In the spring, Lebsack made the decision that college simply wasn’t for him and it was time to get to work instead. In the months that followed, he made a steady living filming weddings and producing a 20-minute documentary in Nepal in conjunction with the clothing label Vindur Hao.
Then, in October, Lebsack heard about the job to end all jobs.
“I heard about it through Andrew Muse,” Lebsack explained. “I saw on his Instagram story, ‘It’s the last day to enter Ski.com’s dream job.’”
But, because it was the very last day the company was accepting entries, Lebsack thought twice. To apply, he would have to create a video proving he was the best fit. He almost didn’t go through with it. But, in the end, he dropped everything and went for it.
“I really liked his narration,” Sherman noted of Lebsack’s last-minute entry. “Internally I was calling him Ferris Bueller because of it. The video was really cinematic and just screaming wanderlust to me and that's what we're looking for.”
Out of more than 1,100 applications, the team at Ski.com knew he was it. So, they hired him. That was the easy part. Now, it’s up to Lebsack to succeed.
The idea of getting hired for a dream job sounds like, well, a dream, but in reality, there’s a lot more to it. Sure, Lebsack gets to play in the snow all day, but from what I saw he also needs to possess some sort of super-human strength to also stay up all night cutting video and editing photos.
As part of the work, Lebsack gets to go out and experience the mountains, the towns, and the après-ski scene.
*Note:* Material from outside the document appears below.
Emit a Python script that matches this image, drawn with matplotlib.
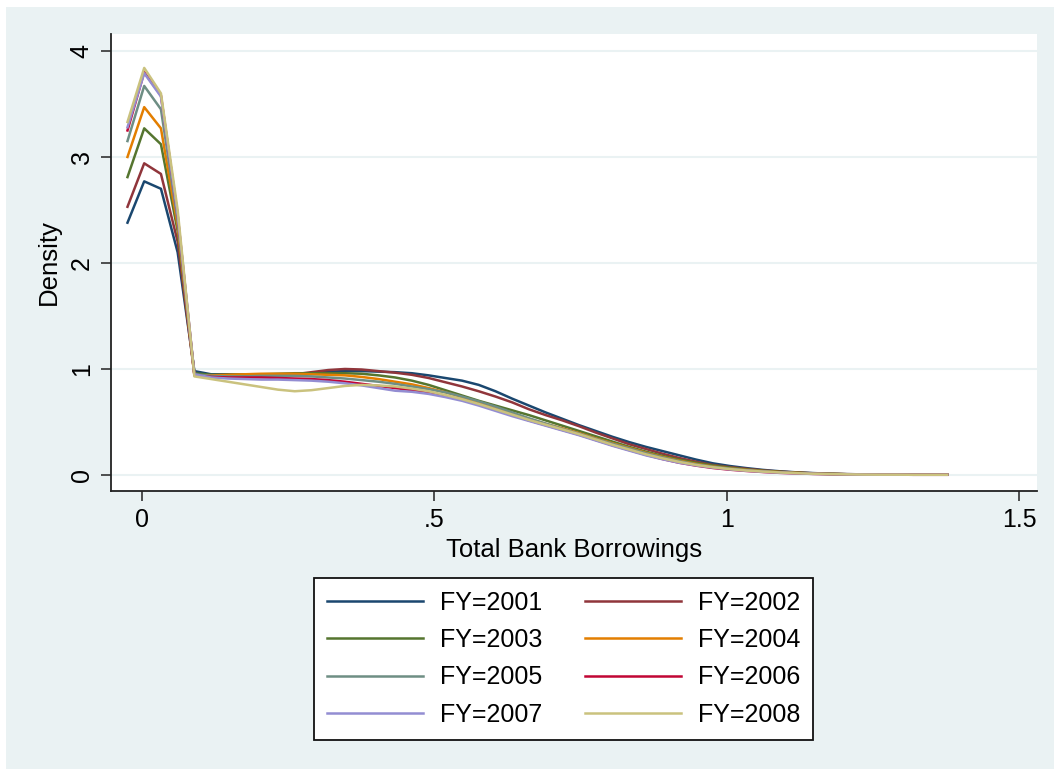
import numpy as np
import matplotlib
matplotlib.use("Agg")
import matplotlib.pyplot as plt
from matplotlib.patches import Rectangle

# ---------------- data ----------------
x_start, x_end, n_points = -0.025, 1.377, 50
grid = np.linspace(x_start, x_end, n_points)

fy2001 = [2.38, 2.77, 2.70, 2.10, 0.98, 0.95, 0.95, 0.945, 0.94, 0.945,
          0.95, 0.96, 0.975, 0.98, 0.98, 0.975, 0.97, 0.96, 0.94, 0.915,
          0.89, 0.85, 0.79, 0.72, 0.655, 0.59, 0.53, 0.47, 0.415, 0.36,
          0.31, 0.265, 0.225, 0.185, 0.145, 0.11, 0.085, 0.065, 0.048, 0.035,
          0.025, 0.018, 0.012, 0.008, 0.006, 0.005, 0.004, 0.003, 0.003, 0.003]
fy2002 = [2.53, 2.94, 2.84, 2.20, 0.95, 0.93, 0.925, 0.925, 0.93, 0.94,
          0.95, 0.97, 0.99, 1.00, 0.995, 0.98, 0.965, 0.945, 0.915, 0.875,
          0.835, 0.79, 0.74, 0.685, 0.62, 0.565, 0.515, 0.46, 0.40, 0.345,
          0.29, 0.245, 0.20, 0.16, 0.125, 0.095, 0.075, 0.058, 0.043, 0.032,
          0.023, 0.016, 0.011, 0.008, 0.006, 0.005, 0.004, 0.003, 0.003, 0.003]
fy2003 = [2.81, 3.27, 3.12, 2.30, 0.96, 0.945, 0.945, 0.95, 0.95, 0.955,
          0.96, 0.96, 0.96, 0.96, 0.955, 0.94, 0.92, 0.89, 0.85, 0.80,
          0.75, 0.70, 0.655, 0.61, 0.565, 0.515, 0.465, 0.415, 0.365, 0.315,
          0.265, 0.22, 0.18, 0.145, 0.115, 0.09, 0.07, 0.053, 0.04, 0.03,
          0.022, 0.015, 0.010, 0.007, 0.005, 0.004, 0.004, 0.003, 0.003, 0.003]
fy2004 = [3.00, 3.47, 3.27, 2.35, 0.94, 0.94, 0.945, 0.95, 0.955, 0.955,
          0.955, 0.95, 0.945, 0.94, 0.925, 0.905, 0.88, 0.855, 0.82, 0.78,
          0.735, 0.685, 0.63, 0.58, 0.53, 0.483, 0.44, 0.395, 0.345, 0.30,
          0.255, 0.21, 0.17, 0.135, 0.105, 0.08, 0.062, 0.048, 0.036, 0.027,
          0.02, 0.014, 0.010, 0.007, 0.005, 0.004, 0.003, 0.003, 0.003, 0.003]
fy2005 = [3.15, 3.67, 3.45, 2.40, 0.95, 0.935, 0.93, 0.93, 0.935, 0.935,
          0.935, 0.93, 0.92, 0.91, 0.895, 0.88, 0.86, 0.835, 0.81, 0.78,
          0.74, 0.695, 0.645, 0.59, 0.535, 0.485, 0.435, 0.39, 0.34, 0.295,
          0.25, 0.205, 0.165, 0.13, 0.10, 0.077, 0.06, 0.045, 0.034, 0.025,
          0.018, 0.013, 0.009, 0.006, 0.005, 0.004, 0.003, 0.003, 0.003, 0.003]
fy2006 = [3.25, 3.80, 3.58, 2.45, 0.94, 0.925, 0.92, 0.92, 0.92, 0.915,
          0.91, 0.905, 0.895, 0.88, 0.86, 0.84, 0.82, 0.80, 0.775, 0.745,
          0.71, 0.665, 0.615, 0.565, 0.515, 0.47, 0.425, 0.38, 0.33, 0.28,
          0.235, 0.19, 0.15, 0.115, 0.088, 0.066, 0.05, 0.038, 0.028, 0.02,
          0.015, 0.010, 0.007, 0.005, 0.004, 0.003, 0.003, 0.002, 0.002, 0.002]
fy2007 = [3.28, 3.79, 3.57, 2.45, 0.95, 0.92, 0.91, 0.905, 0.90, 0.90,
          0.895, 0.89, 0.88, 0.865, 0.845, 0.82, 0.795, 0.785, 0.765, 0.735,
          0.70, 0.655, 0.605, 0.555, 0.51, 0.465, 0.42, 0.375, 0.325, 0.275,
          0.23, 0.185, 0.148, 0.115, 0.09, 0.07, 0.053, 0.04, 0.03, 0.022,
          0.016, 0.011, 0.008, 0.006, 0.004, 0.003, 0.003, 0.002, 0.002, 0.002]
fy2008 = [3.33, 3.84, 3.60, 2.50, 0.93, 0.905, 0.88, 0.855, 0.83, 0.805,
          0.79, 0.80, 0.82, 0.84, 0.85, 0.845, 0.835, 0.815, 0.79, 0.755,
          0.715, 0.67, 0.62, 0.57, 0.52, 0.475, 0.43, 0.385, 0.335, 0.285,
          0.24, 0.195, 0.157, 0.123, 0.095, 0.073, 0.056, 0.042, 0.032, 0.024,
          0.017, 0.012, 0.008, 0.006, 0.004, 0.003, 0.003, 0.002, 0.002, 0.002]

series = [fy2001, fy2002, fy2003, fy2004, fy2005, fy2006, fy2007, fy2008]
labels = ["FY=2001", "FY=2002", "FY=2003", "FY=2004",
          "FY=2005", "FY=2006", "FY=2007", "FY=2008"]
colors = ["#1a476f", "#90353b", "#55752f", "#e37e00",
          "#6e8e84", "#c10534", "#938dd2", "#cac27e"]

x_ticks = [0, 0.5, 1, 1.5]
x_tick_labels = ["0", ".5", "1", "1.5"]
y_ticks = [0, 1, 2, 3, 4]
y_tick_labels = ["0", "1", "2", "3", "4"]

# ---------------- figure ----------------
plt.rcParams["font.family"] = ["Liberation Sans", "DejaVu Sans"]
W, H = 1054, 769
fig = plt.figure(figsize=(W / 100, H / 100), dpi=100, facecolor="white")
bg = "#eaf2f3"
fig.patches.append(Rectangle((6 / W, 0), 1 - 6 / W, 1 - 7 / H,
                             transform=fig.transFigure, facecolor=bg,
                             edgecolor="none", zorder=-10))

ax = fig.add_axes([111 / W, 1 - 491 / H, (1037 - 111) / W, (491 - 34) / H])
ax.set_facecolor("white")

handles = []
for ys, lab, c in zip(series, labels, colors):
    h, = ax.plot(grid, ys, color=c, lw=1.8, label=lab)
    handles.append(h)

ax.set_xlim(-0.0532, 1.5308)
ax.set_ylim(-0.151, 4.16)
ax.set_xticks(x_ticks)
ax.set_xticklabels(x_tick_labels)
ax.set_yticks(y_ticks)
ax.set_yticklabels(y_tick_labels, rotation=90, va="center")
ax.tick_params(axis="both", direction="out", length=7.5, width=1.1,
               color="#222222", labelsize=18, pad=5)
ax.grid(axis="y", color=bg, lw=1.5)
ax.set_axisbelow(True)
for s in ["top", "right"]:
    ax.spines[s].set_visible(False)
for s in ["left", "bottom"]:
    ax.spines[s].set_color("#222222")
    ax.spines[s].set_linewidth(1.3)

ax.set_xlabel("Total Bank Borrowings", fontsize=18.5, labelpad=4)
ax.set_ylabel("Density", fontsize=18.5, labelpad=6)

# row-major ordering for a 2-column legend
order = [0, 2, 4, 6, 1, 3, 5, 7]
leg = fig.legend([handles[i] for i in order], [labels[i] for i in order],
                 loc="upper left", bbox_to_anchor=(314 / W, 1 - 578 / H),
                 ncol=2, fontsize=18, frameon=True, fancybox=False,
                 edgecolor="#111111", facecolor="white", framealpha=1,
                 handlelength=3.84, handletextpad=0.68, columnspacing=1.72,
                 borderpad=0.5, labelspacing=0.54, borderaxespad=0)
leg.get_frame().set_linewidth(1.3)

fig.savefig("out.png", dpi=100, facecolor="white")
Then, he must cut a 60-second video for each location, along with providing the Ski.com team with several photos of his daily adventures for social media.
After the trip is complete, Lebsack will also cut two-minute regional videos including Europe, Japan, Canada, and America. He will also likely be cutting a full-length video from the entire trip. And, in case you’re not familiar with the craft, let me be the first to explain that this is a monumental task. However, it’s one Lebsack does not only with ease but also with pure enthusiasm.
“It’s been pretty manageable,” Lebsack said of the job. “It's definitely a lot of work. We play, play, play all day, which can be super draining when I realize I have to go and edit. But, then I think about, well, everyone my age is sitting in a classroom right now and doing that all day instead of this. And then I get really motivated.”
Of course, there is a little bit of fun thrown in there too. On the way from Verbier to Courchevel, France, we pulled over to take one perfect run down the mountain at Chamonix. Because, well, why not? We were living the dream job. Then, we checked into our hotels in Courchevel, which included the absolutely ritzier than ritzy Hotel Saint Roch, a five-star hotel that regularly hosts the world’s top royalty, and the Annapurna, another five-star resort with ski in, ski out access. As we sat by the pool at the Annapurna, I asked Lebsack what he thought he’d be doing by the time he’s 25 thanks to this gig. Lebsack looked off, reached up to rub his temple, and laughed.
“By the time I'm 25, who knows what's going to happen. Just today I woke up and took a helicopter ride and then paraglided all before lunchtime. It was pretty ridiculous. But you know, I have no idea. I hope it continues. I'm so grateful for everything that's happened so far.”